> **CHALLENGE**:
Only lines holding the word "with" should be copied from the material.

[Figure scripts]

===

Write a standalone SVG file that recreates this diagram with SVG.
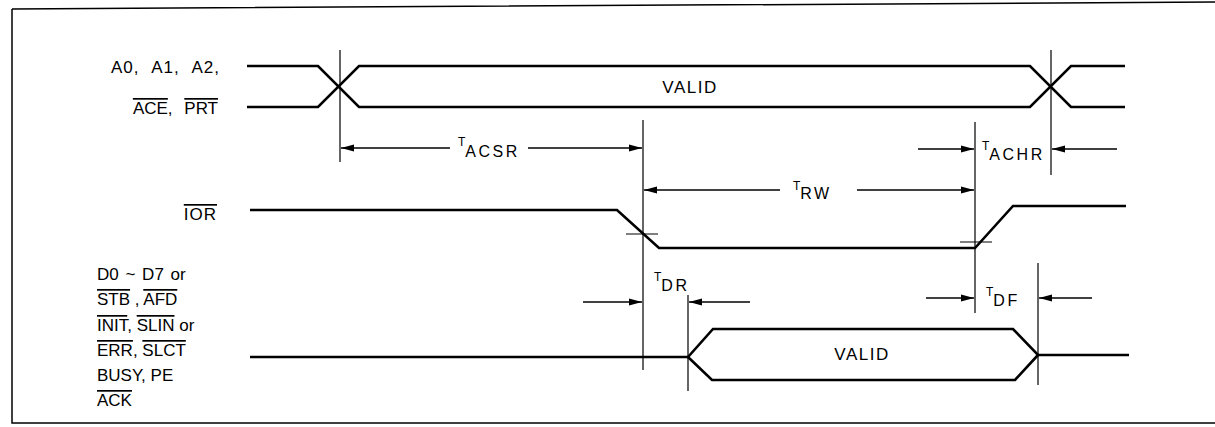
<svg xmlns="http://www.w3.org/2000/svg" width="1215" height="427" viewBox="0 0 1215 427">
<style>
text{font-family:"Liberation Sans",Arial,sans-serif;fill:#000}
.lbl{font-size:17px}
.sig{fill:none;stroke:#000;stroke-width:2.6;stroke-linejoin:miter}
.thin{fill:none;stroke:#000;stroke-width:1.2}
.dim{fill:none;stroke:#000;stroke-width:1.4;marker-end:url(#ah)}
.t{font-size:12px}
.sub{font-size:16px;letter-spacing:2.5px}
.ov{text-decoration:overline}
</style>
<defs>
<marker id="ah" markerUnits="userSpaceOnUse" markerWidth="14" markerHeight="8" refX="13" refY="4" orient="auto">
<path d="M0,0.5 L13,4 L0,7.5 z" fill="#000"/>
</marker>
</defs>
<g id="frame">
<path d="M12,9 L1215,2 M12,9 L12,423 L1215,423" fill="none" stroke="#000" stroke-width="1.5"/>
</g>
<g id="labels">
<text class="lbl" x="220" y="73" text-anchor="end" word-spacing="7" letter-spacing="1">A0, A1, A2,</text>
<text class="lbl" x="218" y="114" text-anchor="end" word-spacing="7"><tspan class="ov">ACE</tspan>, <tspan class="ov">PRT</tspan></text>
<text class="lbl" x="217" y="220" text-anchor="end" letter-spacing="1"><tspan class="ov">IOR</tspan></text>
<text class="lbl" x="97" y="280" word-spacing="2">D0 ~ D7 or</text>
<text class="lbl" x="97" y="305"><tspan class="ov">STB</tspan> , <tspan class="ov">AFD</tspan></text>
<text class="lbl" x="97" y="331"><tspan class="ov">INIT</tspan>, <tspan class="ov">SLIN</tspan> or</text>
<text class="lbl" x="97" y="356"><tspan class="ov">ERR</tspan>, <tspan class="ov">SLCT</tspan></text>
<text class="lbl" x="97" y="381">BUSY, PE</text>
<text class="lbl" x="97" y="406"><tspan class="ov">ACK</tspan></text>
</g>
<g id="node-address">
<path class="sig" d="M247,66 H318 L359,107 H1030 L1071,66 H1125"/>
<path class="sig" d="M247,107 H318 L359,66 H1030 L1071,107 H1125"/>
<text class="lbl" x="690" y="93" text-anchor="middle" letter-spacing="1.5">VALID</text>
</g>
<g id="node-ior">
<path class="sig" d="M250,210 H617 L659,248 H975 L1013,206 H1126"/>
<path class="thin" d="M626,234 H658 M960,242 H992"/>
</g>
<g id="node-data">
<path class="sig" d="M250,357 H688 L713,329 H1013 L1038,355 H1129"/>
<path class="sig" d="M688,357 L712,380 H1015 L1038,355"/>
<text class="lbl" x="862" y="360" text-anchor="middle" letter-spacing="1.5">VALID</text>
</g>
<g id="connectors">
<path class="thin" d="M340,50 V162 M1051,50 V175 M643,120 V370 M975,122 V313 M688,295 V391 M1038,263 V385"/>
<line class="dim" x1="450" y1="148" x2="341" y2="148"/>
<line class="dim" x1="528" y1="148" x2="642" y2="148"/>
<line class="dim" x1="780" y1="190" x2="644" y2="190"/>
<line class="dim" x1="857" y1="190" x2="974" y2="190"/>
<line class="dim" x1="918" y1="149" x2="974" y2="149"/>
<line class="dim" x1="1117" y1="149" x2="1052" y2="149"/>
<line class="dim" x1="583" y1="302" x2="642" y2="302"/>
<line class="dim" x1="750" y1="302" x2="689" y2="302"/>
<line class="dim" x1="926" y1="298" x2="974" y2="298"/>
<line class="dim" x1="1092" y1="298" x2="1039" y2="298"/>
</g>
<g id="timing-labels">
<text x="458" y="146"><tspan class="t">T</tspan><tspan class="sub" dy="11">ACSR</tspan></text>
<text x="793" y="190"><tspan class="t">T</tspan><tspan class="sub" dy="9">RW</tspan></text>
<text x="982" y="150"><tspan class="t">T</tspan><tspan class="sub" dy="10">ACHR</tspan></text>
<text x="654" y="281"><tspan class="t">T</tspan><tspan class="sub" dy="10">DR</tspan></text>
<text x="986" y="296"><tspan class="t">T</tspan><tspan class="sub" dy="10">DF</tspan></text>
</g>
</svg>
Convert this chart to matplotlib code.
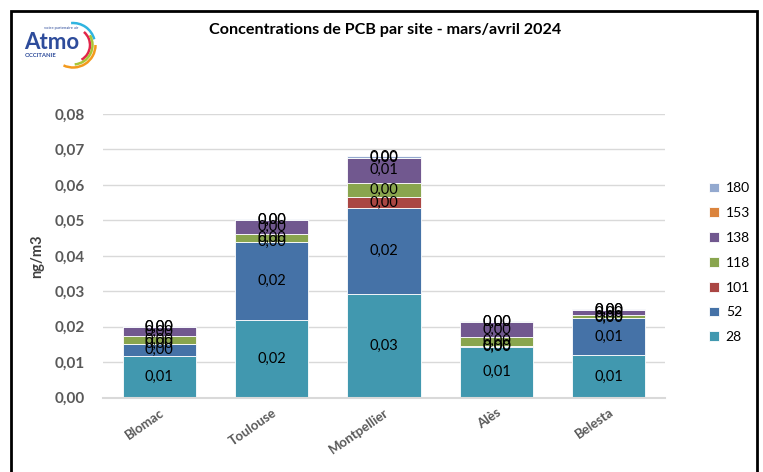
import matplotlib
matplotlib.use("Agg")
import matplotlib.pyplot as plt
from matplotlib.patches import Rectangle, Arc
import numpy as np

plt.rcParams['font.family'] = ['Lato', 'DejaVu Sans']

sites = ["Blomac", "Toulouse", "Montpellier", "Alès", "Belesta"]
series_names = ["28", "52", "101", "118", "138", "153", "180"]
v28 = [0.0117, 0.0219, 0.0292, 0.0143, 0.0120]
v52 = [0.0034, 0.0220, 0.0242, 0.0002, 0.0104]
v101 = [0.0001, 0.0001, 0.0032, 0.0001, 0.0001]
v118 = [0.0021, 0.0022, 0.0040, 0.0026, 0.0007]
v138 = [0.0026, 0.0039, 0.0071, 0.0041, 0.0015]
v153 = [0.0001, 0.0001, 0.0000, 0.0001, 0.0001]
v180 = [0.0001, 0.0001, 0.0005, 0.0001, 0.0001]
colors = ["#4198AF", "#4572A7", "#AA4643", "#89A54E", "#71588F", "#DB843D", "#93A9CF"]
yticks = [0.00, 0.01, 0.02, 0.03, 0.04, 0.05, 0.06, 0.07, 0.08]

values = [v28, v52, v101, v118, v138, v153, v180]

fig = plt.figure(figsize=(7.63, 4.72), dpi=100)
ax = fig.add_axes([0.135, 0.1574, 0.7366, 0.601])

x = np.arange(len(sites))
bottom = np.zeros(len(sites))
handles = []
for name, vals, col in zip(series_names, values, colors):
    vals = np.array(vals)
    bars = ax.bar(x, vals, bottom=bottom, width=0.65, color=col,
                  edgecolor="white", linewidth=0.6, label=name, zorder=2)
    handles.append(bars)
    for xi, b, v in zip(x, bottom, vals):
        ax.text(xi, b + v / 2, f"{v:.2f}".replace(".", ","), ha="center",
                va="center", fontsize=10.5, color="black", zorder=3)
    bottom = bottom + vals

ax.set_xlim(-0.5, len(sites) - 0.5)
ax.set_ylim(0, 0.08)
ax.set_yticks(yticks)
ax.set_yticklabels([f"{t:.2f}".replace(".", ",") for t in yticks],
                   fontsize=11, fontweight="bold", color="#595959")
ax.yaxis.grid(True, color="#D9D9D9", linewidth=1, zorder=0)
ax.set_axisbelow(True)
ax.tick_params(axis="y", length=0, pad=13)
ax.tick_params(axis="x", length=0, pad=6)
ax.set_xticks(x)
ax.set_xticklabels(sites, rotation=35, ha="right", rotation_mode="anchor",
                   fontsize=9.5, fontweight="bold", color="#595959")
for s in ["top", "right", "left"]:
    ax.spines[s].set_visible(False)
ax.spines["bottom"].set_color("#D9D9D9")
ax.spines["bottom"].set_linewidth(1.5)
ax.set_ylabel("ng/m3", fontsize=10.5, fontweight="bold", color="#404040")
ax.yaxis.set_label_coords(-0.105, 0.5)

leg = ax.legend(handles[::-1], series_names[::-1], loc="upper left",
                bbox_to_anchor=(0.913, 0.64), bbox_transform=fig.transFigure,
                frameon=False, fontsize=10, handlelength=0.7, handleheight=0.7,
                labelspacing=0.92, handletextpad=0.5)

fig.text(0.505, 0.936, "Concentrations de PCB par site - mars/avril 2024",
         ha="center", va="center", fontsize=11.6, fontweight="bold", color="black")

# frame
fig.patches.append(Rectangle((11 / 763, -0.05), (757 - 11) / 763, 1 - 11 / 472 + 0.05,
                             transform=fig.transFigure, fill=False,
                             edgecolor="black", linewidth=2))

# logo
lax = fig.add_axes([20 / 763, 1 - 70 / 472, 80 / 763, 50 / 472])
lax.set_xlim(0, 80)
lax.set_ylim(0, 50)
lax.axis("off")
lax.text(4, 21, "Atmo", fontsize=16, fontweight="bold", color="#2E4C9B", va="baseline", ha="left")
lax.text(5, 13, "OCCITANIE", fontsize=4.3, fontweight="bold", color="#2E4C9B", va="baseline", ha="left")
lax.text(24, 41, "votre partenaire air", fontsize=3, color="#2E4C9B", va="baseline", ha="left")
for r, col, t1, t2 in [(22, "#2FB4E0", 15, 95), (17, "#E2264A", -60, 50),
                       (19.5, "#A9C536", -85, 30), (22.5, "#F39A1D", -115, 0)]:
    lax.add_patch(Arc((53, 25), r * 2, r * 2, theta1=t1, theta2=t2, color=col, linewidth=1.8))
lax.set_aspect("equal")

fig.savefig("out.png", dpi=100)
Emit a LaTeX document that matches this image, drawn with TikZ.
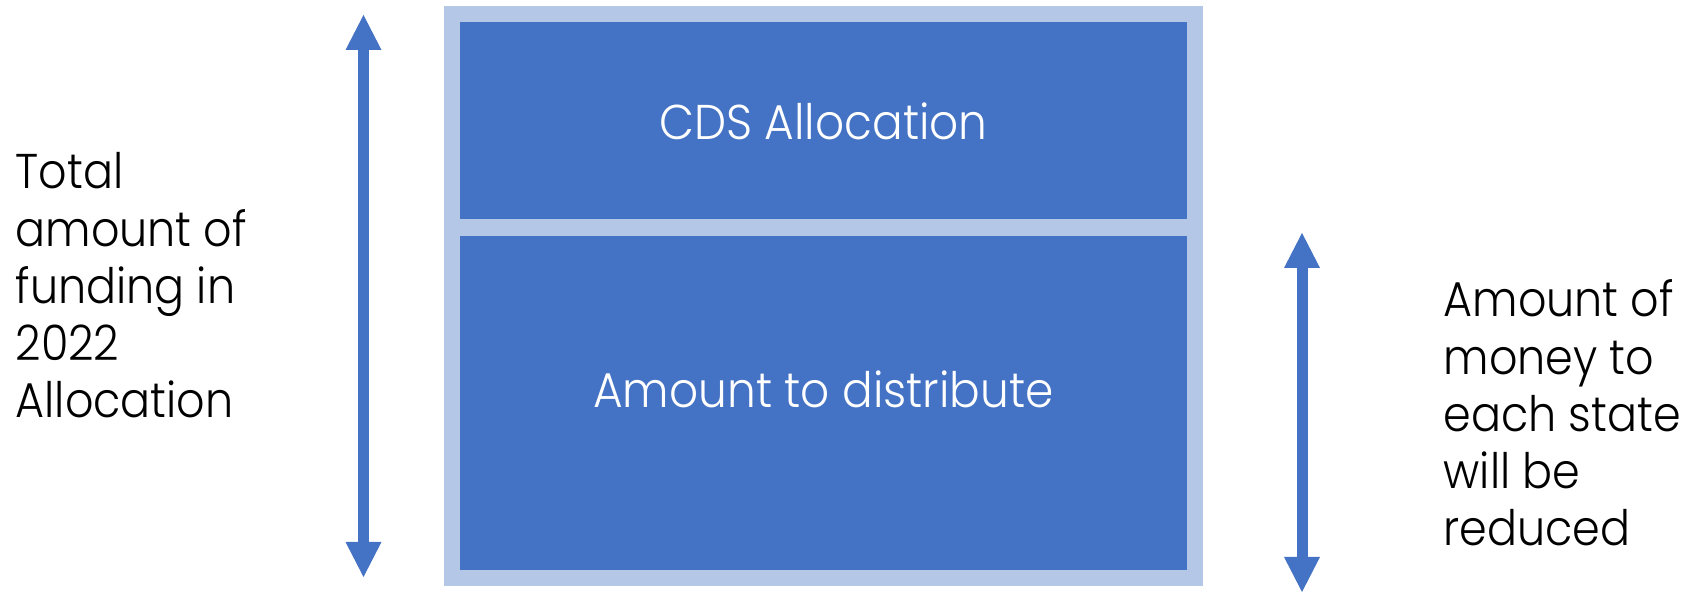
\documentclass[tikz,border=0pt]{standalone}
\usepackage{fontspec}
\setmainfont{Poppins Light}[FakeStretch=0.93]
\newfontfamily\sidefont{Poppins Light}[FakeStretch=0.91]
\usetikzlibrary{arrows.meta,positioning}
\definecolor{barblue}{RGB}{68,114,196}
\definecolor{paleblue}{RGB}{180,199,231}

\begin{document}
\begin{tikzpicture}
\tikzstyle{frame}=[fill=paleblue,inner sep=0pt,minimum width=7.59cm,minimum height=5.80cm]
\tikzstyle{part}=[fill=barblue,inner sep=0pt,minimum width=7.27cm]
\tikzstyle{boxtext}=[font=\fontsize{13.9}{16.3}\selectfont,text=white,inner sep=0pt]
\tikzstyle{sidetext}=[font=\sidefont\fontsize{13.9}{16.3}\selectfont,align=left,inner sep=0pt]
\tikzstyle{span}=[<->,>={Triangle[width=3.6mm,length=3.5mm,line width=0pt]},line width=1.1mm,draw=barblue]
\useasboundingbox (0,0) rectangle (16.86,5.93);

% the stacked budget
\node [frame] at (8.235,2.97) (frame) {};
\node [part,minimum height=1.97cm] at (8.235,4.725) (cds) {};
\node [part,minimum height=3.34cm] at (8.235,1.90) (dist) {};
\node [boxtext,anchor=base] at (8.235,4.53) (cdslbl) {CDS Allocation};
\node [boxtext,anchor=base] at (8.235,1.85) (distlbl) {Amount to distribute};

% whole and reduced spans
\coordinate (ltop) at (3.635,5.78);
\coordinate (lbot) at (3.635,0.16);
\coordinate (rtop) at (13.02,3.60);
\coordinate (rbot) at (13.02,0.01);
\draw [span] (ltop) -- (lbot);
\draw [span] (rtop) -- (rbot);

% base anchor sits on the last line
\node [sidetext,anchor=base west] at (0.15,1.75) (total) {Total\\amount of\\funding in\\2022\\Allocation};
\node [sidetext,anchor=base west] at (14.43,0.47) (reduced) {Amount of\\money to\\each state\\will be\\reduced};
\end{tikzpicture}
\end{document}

===

> **TASK OUTPUT**:
Write a standalone SVG file that recreates this diagram with SVG.
Emit a LaTeX document that matches this image, drawn with TikZ.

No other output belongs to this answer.